[Product Innovation]
Chip Set Creates High-Speed, Fail-Safe Switch Fabrics
Distributed queuing and a highly integrated control architecture let this 160-Gbit/s single-stage switch-fabric chip set remove data bottlenecks.
As more data moves around and between various networks, data-switching speeds need to increase. But higher speed isn't the only requirement because networks now carry audio, video, and other time-dependent information. So, quality of service (QoS) has become a key issue in current and future systems to ensure the delivery of time-dependent packets without delays. Additionally, networks have permeated all levels of business and industry, and disruptions in service can cause both economic and professional damage. Therefore, future switching systems must also incorporate fail-safe redundancy capabilities.

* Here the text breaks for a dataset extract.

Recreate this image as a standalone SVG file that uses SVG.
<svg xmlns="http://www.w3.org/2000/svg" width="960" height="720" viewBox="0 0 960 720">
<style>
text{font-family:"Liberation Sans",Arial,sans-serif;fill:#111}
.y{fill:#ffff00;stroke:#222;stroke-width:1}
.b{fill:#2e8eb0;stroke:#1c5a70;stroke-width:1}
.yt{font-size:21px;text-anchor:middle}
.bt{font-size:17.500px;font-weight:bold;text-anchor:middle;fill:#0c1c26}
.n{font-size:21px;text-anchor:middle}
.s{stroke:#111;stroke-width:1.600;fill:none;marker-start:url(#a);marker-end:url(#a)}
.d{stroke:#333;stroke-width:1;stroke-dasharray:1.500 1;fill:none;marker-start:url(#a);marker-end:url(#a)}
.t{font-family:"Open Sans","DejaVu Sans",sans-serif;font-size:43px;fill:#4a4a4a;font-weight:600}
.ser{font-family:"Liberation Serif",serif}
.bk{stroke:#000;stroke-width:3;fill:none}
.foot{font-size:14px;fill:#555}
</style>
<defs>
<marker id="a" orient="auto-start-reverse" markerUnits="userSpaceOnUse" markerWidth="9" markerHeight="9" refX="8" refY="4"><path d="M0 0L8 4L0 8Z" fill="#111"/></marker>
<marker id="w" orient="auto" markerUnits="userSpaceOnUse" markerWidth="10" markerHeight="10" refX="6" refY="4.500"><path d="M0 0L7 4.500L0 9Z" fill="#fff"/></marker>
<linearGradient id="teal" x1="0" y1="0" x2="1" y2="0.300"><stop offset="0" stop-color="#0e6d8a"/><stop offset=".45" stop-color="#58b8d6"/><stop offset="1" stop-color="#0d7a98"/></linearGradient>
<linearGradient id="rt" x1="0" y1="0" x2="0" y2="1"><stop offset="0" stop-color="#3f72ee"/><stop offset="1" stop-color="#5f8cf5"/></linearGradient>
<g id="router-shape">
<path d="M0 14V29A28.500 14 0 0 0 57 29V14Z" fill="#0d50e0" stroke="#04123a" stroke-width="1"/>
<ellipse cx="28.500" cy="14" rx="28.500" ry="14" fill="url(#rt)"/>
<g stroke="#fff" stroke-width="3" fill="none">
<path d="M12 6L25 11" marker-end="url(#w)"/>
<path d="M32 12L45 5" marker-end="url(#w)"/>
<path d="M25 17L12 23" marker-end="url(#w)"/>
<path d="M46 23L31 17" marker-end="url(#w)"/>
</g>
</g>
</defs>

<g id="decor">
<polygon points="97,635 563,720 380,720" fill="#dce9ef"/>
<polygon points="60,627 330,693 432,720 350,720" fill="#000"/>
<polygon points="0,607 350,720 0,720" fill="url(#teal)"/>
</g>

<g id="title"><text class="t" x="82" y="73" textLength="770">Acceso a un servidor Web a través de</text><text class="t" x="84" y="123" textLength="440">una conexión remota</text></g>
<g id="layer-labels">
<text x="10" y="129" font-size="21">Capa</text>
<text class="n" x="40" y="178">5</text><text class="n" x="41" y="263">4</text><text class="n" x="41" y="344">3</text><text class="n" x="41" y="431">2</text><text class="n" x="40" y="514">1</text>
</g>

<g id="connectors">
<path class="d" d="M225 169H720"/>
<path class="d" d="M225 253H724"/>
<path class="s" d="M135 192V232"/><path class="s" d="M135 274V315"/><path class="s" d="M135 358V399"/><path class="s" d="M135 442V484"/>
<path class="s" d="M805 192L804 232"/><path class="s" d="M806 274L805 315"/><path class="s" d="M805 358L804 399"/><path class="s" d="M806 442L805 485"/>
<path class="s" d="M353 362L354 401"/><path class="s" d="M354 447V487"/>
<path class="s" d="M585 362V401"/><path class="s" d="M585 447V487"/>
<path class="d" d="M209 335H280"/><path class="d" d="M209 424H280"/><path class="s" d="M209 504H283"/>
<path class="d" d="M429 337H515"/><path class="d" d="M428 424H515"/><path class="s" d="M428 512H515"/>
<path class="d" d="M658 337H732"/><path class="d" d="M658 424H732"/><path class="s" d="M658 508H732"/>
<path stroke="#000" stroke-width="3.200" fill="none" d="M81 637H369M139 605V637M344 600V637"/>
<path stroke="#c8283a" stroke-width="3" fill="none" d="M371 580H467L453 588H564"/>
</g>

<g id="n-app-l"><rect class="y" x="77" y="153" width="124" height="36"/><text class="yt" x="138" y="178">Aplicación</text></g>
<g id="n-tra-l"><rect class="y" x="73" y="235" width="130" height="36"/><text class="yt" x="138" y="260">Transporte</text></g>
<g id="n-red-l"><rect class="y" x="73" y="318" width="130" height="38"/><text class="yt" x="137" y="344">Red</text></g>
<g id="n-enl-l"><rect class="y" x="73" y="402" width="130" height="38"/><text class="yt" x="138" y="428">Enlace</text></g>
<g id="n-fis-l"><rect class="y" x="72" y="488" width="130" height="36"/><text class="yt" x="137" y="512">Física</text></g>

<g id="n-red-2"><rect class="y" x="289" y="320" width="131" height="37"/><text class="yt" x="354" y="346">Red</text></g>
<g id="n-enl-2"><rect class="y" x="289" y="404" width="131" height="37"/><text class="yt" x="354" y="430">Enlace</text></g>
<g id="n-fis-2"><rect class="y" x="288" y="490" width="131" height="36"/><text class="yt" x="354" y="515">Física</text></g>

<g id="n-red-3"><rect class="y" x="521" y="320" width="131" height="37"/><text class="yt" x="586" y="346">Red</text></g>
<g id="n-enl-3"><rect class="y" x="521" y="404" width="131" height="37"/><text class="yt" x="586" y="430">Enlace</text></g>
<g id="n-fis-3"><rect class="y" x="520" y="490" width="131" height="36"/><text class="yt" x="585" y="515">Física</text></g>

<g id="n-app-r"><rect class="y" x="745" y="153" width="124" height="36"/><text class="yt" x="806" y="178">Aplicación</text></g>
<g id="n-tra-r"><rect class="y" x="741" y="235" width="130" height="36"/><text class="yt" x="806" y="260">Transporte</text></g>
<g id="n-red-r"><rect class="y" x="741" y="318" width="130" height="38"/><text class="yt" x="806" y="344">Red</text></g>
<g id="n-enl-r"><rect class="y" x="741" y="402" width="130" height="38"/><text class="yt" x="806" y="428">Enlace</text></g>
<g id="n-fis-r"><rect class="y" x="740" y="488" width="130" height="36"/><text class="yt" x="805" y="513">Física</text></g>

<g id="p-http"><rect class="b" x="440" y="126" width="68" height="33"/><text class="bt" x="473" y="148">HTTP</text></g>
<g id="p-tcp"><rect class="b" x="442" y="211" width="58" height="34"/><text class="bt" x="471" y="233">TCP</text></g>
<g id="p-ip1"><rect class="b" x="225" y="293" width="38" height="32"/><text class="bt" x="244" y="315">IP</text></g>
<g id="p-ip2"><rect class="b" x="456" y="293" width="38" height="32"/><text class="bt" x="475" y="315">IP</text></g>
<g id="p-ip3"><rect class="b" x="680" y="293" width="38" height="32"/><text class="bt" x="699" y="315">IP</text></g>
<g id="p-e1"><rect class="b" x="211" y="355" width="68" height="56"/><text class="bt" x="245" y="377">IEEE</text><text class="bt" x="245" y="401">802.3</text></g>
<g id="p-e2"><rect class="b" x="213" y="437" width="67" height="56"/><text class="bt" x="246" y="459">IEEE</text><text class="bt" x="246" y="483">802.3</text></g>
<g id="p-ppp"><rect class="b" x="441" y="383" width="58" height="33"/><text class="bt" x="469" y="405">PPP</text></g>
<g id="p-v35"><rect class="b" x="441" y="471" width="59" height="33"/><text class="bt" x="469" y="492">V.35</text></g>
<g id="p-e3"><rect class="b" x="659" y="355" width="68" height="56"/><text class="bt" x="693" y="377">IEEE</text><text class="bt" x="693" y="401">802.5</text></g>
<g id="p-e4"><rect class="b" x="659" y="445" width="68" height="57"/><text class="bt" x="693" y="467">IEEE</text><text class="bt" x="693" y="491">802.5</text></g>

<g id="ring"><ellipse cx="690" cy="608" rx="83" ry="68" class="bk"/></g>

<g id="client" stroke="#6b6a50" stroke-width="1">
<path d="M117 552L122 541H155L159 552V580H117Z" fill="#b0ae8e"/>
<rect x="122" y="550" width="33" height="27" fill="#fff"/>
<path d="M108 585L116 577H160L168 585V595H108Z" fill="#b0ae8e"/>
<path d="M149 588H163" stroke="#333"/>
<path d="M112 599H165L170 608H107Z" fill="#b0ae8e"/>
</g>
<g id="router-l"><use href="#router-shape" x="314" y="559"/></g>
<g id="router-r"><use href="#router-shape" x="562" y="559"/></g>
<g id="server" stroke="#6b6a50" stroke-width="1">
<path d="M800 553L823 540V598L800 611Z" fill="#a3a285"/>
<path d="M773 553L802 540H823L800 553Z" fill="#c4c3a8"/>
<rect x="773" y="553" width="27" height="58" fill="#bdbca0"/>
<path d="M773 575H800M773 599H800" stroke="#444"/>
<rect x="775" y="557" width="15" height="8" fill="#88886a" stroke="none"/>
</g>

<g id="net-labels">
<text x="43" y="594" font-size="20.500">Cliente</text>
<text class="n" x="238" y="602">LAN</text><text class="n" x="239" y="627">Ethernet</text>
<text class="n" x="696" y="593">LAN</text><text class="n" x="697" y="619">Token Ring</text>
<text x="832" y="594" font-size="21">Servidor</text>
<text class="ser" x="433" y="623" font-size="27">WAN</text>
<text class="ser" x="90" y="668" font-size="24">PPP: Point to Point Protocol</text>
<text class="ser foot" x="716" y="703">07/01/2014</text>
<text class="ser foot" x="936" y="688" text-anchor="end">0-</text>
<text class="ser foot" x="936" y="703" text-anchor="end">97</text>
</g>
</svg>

All issues of high-data bandwidth, QoS, and redundancy can be addressed by using a plethora of components that result in expensive, power-hungry, and rack-filling systems. Able to tackle all of the same issues simultaneously, engineers at Vitesse Semiconductor have developed TeraStream. This is a synchronous, switch-fabric chip set that lets designers craft network-protocol-independent Layer-1 switch fabrics with the lowest cost per 10-Gbit port commercially availableless than $1270 per port for a fully redundant system.
The chips allow the creation of fail-safe switch fabrics with a scalable user bandwidth of up to 160 Gbits/s. Moreover, the company has defined a future roadmap that will lead to switch bandwidths of 320 to 640 Gbits/s.
Before releasing the TeraStream chip set, Vitesse had released the less feature-rich GigaStream and CrossStream switch fabrics. TeraStream promises to greatly reduce system power, size, complexity, and cost, while adding features such as queuing, QoS, and redundancy to satisfy future system demands. To accomplish that goal, the chip set consists of two key components, the VSC871 Queuing Engine, and the VSC881 packet exchange matrix (PEM). Both chips are fabricated in CMOS using 0.18-µm design rules and operate from 2.5- and 1.8-V power supplies.
The high operating speeds of the chips will require some careful cooling considerations, however. On average, the switch fabric will consume about 1.4 W per gigabit/s of bandwidth. For a 160-Gbit/s system, that translates into about 224 W, not counting the network interface circuits and the network processor or other control subsystem. This power level is still well below the power that alternative system solutions would consume.
In a system implementation, the queuing engine chip resides on each line card in a switching system, while multiple instances of the PEM chip form the actual switch-matrix fabric (Fig. 1). A 16-port OC-192 switch fabric might include 16 line cards, each with a queuing engine, and a card or two containing the switch matrix, which is composed of multiple PEM chips.
The queuing engine chip resides on each line card. On one side of the chip it communicates using an industry-standard CSIX-compatible interface to the network processor or some other traffic manager that also resides on the card. The CSIX interface on each VSC871 can be organized as four OC-48-capable 32-bit ports, or as one OC-192-capable 128-bit port. Contained in the VSC871 are data flow paths for both unicast and multicast data streams, enabling the chip to perform one-to-one or one-to-many data transfers.
Unlike previous multicast approaches, which required the line card to repeatedly replicate the data packets for transfer to the switch matrix, the new chip set only needs to send one set of data to the switch matrix. Circuitry on the PEM chip will then replicate the data for multicast operations. That greatly reduces data traffic on the serial backplane and decouples ingress traffic from egress congestion.
For unicast traffic, the chip creates a set of virtual-output queues that minimize head-of-line blocking at the switch-fabric input ports. A total of 64 virtual-output queuing planes are implemented. The PEM can address 32 of them. Plus, a total of 16 per-class queues are implemented for both unicast and multicast traffic. These queues can be arbitrarily divided into a mix of strict priority queues and weighted round robin queues, allowing the designer to set the desired QoS level for each stream.
A key characteristic of the VSC881 matrix is that it implements crosspoint queues for unicast traffic and input queues for multicast traffic. Therefore, the total number of unicast crosspoints is 1024. But because every crosspoint implements two separate queue priorities, the grand total of unicast queues is 2048. For the multicast queues, two separate queue priorities are implemented per input. That translates into 64 available multicast queues.